WARSAW - The Warsaw Jewish Community and the Union of the Jewish Communities in Poland expressed concern over a bill passed by the Polish parliament lower’s house that outlaws the blaming of Poles for crimes committed during the Holocaust, saying: "Putting legal restrictions on our memories and narratives poses high risk to our common Polish-Jewish history and the knowledge as to what happened to the Jewish people."

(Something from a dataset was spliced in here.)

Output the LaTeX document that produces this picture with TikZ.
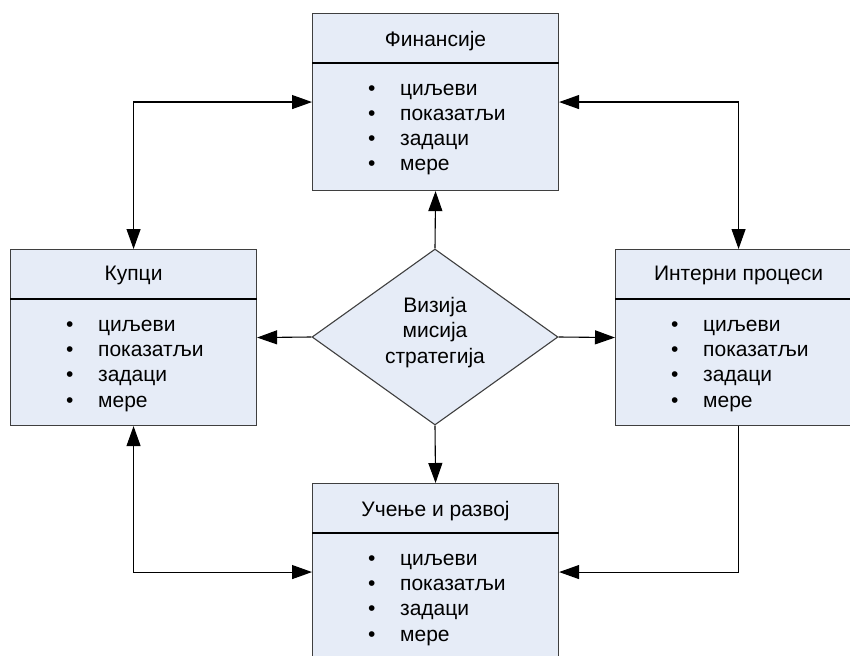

The community said in its statement: “Let us emphasize that the use of the term 'Polish death camps' is unacceptable. For years, we have been opposing the term that so unjustly distorts history. The commemoration of the Holocaust is an essential part of the Polish-Jewish memory, also in contemporary Poland. That is why it is so crucial for Poles and Jews to speak to each other so that we can get a better understanding of what had taken place during the Holocaust, including events that are painful to discuss.
“The definition of the Holocaust is well established. The Shoah was the systematic, bureaucratic and state-sponsored persecution and murdering of six million Jews by the Nazi regime and its collaborators. Other victims included the Roma people, prisoners of war, non-Jewish Poles, disabled persons, sexual minorities, those persecuted on political, ideological and behavioral grounds.

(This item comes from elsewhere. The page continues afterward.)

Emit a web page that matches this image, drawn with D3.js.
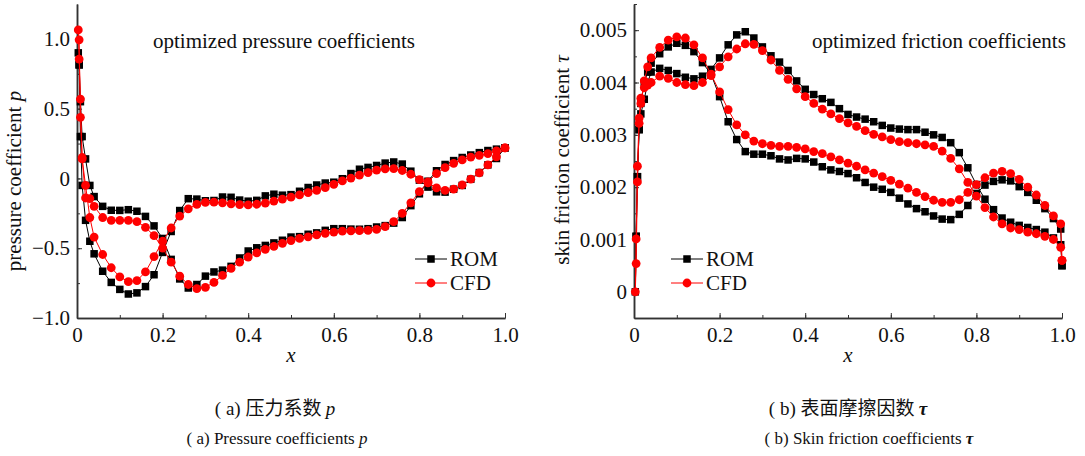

“The essence of the reconciliation perspective towards the Holocaust remembrance is sensitivity and mutual understanding. The Shoah was the biggest tragedy in our modern history. It has a tremendous impact on our lives and relations. 73 years after the liberation of Auschwitz, we still carry the burden of the Holocaust. The machinery and the system of the Nazi Germany bore consequences for generations.
“It is also of highest importance to remember that the memory and the knowledge of the Holocaust is based on testimonies, research and commemorations. Putting legal restrictions on our memories and narratives poses high risk to our common Polish-Jewish history and the knowledge as to what happened to the Jewish people. Such restrictions aim to make us abstain from our work dedicated not only to building a stable and vibrant Jewish life on Poland, but also remembering and commemorating the Holocaust victims, martyrs and heroes. Nevertheless, we will continue our work.”
The World Jewish Congress earlier this weekstrongly objected to the proposed law calling it “an act of historical obfuscation and an attack on democracy.”
“Poles are understandably sensitive when Nazi annihilation and concentration camps are referred to as ‘Polish,’ simply due to their location on Polish soil, and they want it to be clear that Germans, not Poles, were responsible for establishing and maintaining these factories of death in which millions of Jews were murdered during the Holocaust,” said WJC CEO Robert Singer, noting that more than 70,000 non-Jewish Poles were also estimated to have perished at Auschwitz alone.
“While it is true that Auschwitz-Birkenau, Treblinka, Majdanek, Chełmno, Sobibór and Bełżec should be referred to as ‘Nazi’ or ‘German’ camps in occupied Poland, it is a serious mistake for Poland to seek to criminalize those who do not adhere to this practice,” Singer said. “Having spent decades in the field of education, I deeply believe that this must be changed through a campaign of education, not criminalization. Poland’s new law is especially objectionable as it stifles any real confrontation with the most chilling aspect of the country’s wartime history - the extent to which local Poles were complicit in the destruction of their Jewish neighbors.”
“Outstanding Polish scholars have made very clear in their meticulously researched writings that this was hardly an isolated phenomenon. Declaring that such literature is defamatory and that those who have produced it are engaged in criminal activity amounts to a whitewash of the historical record and must be thoroughly rejected,” Singer said. “The passage of this law can only be seen as an act of historical obfuscation and an attack on democracy.”